(Code that draws figures)
========
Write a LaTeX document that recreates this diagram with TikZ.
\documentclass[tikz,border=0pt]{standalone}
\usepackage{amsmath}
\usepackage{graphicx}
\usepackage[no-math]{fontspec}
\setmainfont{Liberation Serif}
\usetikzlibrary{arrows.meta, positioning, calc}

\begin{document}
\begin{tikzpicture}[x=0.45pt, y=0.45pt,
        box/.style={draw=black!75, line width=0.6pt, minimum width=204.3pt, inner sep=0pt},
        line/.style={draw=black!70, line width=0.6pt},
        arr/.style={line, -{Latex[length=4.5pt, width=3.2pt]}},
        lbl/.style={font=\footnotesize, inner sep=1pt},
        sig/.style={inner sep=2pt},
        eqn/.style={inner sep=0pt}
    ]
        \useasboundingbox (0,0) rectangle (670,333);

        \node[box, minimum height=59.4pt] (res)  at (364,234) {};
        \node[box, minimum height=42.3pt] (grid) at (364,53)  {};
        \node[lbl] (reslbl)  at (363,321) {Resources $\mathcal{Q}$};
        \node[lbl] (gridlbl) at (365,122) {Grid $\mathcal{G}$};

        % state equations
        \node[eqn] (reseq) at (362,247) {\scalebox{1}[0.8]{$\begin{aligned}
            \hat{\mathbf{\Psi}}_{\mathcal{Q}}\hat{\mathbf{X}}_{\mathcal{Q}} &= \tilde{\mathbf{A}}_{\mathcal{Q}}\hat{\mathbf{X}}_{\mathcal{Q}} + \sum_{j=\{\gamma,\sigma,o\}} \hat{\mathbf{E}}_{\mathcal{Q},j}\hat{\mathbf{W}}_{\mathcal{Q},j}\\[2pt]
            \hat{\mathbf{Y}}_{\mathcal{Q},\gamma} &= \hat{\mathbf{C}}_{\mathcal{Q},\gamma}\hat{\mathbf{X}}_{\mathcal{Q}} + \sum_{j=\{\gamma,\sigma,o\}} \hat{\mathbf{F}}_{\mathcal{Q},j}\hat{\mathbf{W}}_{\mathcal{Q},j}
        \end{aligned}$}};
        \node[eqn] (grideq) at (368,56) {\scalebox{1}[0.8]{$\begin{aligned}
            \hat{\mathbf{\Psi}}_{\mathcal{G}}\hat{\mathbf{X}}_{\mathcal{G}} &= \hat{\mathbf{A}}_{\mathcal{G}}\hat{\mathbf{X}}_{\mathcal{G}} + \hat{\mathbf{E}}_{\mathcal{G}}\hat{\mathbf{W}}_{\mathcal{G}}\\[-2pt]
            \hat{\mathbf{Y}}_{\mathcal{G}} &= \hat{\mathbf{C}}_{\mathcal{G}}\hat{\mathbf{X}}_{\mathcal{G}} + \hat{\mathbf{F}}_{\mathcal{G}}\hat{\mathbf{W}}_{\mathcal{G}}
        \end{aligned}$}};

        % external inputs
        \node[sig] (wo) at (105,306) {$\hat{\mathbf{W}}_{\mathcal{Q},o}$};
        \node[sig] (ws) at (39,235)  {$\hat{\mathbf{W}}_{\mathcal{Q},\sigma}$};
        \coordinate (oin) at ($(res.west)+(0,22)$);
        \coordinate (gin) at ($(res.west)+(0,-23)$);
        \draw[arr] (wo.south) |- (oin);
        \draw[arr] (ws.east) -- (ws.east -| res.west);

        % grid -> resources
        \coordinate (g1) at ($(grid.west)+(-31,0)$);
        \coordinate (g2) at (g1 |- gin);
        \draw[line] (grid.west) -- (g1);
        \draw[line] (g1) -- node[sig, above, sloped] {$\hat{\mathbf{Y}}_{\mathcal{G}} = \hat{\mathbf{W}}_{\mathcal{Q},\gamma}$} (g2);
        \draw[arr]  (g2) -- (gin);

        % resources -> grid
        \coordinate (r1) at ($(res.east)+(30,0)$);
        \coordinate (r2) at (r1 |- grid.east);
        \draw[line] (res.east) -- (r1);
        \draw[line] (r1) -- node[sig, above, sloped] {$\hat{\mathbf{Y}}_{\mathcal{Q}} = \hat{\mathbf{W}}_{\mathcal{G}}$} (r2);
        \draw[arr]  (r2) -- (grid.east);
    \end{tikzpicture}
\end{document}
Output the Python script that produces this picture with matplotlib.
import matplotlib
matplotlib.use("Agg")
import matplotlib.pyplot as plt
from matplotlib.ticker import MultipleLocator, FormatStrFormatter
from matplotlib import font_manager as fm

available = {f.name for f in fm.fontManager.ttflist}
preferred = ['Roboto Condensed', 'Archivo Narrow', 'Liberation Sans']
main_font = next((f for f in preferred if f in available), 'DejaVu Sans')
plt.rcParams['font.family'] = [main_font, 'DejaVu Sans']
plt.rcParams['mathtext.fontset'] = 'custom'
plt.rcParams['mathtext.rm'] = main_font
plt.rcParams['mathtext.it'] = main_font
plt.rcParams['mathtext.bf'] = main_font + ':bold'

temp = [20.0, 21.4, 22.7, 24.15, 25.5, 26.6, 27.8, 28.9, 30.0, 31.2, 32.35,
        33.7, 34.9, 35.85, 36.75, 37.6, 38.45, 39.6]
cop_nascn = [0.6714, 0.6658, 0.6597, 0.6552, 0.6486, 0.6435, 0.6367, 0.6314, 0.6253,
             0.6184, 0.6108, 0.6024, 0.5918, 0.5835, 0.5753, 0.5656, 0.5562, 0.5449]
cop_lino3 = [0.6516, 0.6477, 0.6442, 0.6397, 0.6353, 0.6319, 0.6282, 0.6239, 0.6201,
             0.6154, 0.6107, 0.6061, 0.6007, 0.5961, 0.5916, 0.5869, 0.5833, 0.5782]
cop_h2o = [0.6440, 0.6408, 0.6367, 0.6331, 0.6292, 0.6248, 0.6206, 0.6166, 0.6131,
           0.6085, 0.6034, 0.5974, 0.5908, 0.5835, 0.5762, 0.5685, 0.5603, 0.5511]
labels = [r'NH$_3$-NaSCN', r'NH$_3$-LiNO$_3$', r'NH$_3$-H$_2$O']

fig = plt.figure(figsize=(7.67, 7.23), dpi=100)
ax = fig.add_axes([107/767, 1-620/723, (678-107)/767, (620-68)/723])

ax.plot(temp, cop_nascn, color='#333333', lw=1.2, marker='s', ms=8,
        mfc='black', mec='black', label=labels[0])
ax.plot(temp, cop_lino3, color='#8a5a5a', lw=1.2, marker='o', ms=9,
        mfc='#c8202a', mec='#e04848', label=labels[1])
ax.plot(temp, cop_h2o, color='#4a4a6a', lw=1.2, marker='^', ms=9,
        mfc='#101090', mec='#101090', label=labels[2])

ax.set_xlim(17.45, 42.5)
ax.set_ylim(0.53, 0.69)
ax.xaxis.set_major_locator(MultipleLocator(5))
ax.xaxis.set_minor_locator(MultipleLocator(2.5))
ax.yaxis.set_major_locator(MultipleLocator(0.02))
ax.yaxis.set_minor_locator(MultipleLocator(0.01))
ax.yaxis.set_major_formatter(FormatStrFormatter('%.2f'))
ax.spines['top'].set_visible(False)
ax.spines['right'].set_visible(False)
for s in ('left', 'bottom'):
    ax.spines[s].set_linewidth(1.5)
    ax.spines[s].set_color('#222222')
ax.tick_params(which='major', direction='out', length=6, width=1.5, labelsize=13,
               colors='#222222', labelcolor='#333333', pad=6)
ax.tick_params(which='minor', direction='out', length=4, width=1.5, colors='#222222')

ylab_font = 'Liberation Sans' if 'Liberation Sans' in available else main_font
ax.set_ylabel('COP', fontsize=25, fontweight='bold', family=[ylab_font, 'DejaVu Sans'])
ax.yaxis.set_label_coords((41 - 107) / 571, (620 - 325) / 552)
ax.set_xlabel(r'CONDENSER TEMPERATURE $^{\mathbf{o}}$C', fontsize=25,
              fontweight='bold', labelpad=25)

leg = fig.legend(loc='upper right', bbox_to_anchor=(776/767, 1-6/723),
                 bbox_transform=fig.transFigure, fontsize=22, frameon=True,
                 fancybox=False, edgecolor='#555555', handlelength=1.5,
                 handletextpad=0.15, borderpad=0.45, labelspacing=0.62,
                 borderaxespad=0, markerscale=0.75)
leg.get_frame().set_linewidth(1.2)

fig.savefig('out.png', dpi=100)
========
* _WRITTEN INSTRUCTION_: Copy out every line from the material above in which the word "this" appears.

* _ANSWER TO THE EXERCISE_:
Write a LaTeX document that recreates this diagram with TikZ.
Output the Python script that produces this picture with matplotlib.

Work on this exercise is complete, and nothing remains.